8. Daniel Thomas (3-star S) – Auburn: The lowest-rated prospect in Auburn’s 2016 class (he didn’t even receive a national rank), Thomas showed a lot of promise after stepping in for Rudy Ford late in the season. Against Alabama, Thomas snagged two interceptions to go with six tackles. Thomas ended the season with 16 total tackles, two interceptions and 1.5 tackles for a loss.

7. David Marshall (3-star SDE) – Georgia: Marshall wasn’t among the Bulldog’s blue-chip prospects last season, but he made an immediate contribution on defense. As part of a young front seven, Marshall notched 26 tackles, 3.5 tackles for a loss, 2.5 sacks and a forced fumble.

6. Cale Garrett (3-star LB) – Missouri: Usually a formidable unit, Missouri’s defense had a disappointing season. The Tigers did, however, find a pleasant surprise in Garrett. The linebacker was Missouri’s lowest-rated prospect — another who didn’t crak the top 1,000 nationally — but Garrett finished 2016 with 47 tackles, six tackles for a loss and an interception.

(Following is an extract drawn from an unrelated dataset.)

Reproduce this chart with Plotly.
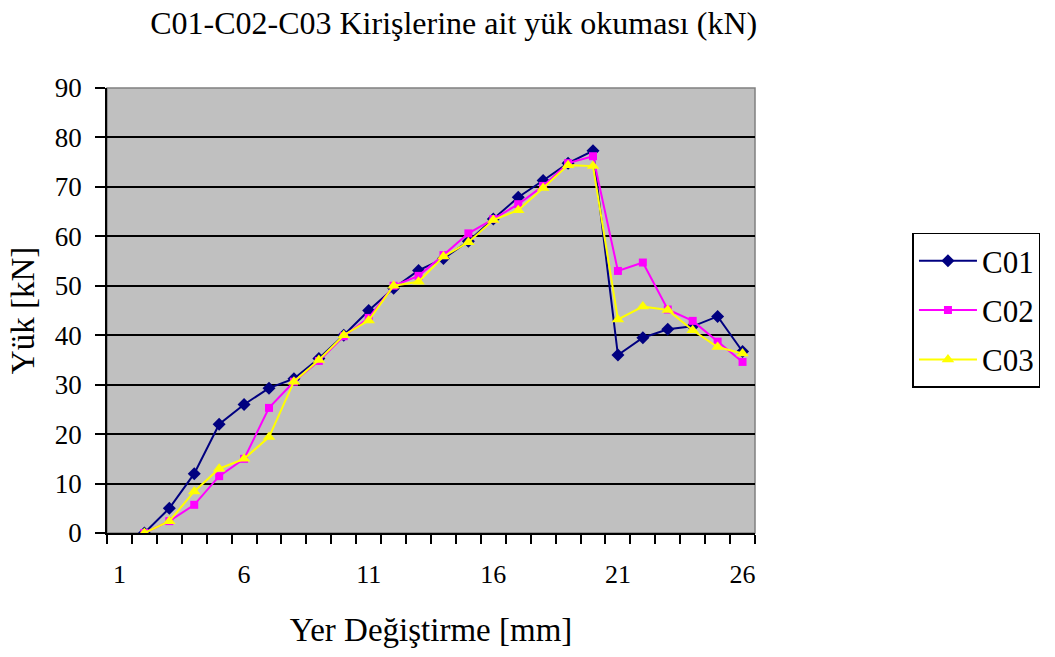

5. Josh Jacobs (3-star APB) – Alabama: For a program used to having a backfield filled with 5-star recruits, Jacobs’ contribution in 2016 was surprising — and needed. Jacobs wasn’t even on most teams’ radar as signing day approached, but Alabama made him an offer. As a true freshman, Jacobs finished fourth on the team with 567 yards and four touchdowns.

4. Trayveon Williams (4-star APB) – Texas A&M: Williams wasn’t an unknown prospect, but he blossomed from the No. 311 recruit nationally into a bonafide star. The first-year back secured a starting job and led the Aggies with 1,057 rushing yards and eight touchdowns on the season. Williams finished 10th in the SEC in rushing last year — he was the No. 8-ranked athlete in his class last season.

3. Dimetrios Mason (3-star WR) – Missouri: Missouri’s passing attack came alive in 2016, and Mason played a big role in helping that happen. Mason came to Missouri is just the 210th wide receiver prospect in the country, but he finished the season as the Tigers’ second-leading pass catcher. The former 3-star recruit caught 47 passes for 587 yards and three touchdowns.

2. Jawaan Taylor (3-star OG) – Florida: The Gators sought improvement along the offensive line in 2016, and they got solid contribution from one of their least-heralded prospects. Taylor, the nation’s No. 46 guard prospect, took over at right tackle in the second game of the season and never looked back. For his excellent play, Taylor was named to the 2016 Freshman All-SEC Team. Quite a quick rise for the nation’s No. 953rd-ranked player.

1. Benny Snell (3-star RB) – Kentucky: One of the best freshmen in the SEC, Snell paired with Stanley Williams to give Kentucky the only pair of 1,000-yard rushers in the conference. Ranked just the 56th running back prospect in the class, Snell averaged nearly 6 yards per carry and finished with 1,091 yards and 13 touchdowns. Only two SEC players found the end zone more often.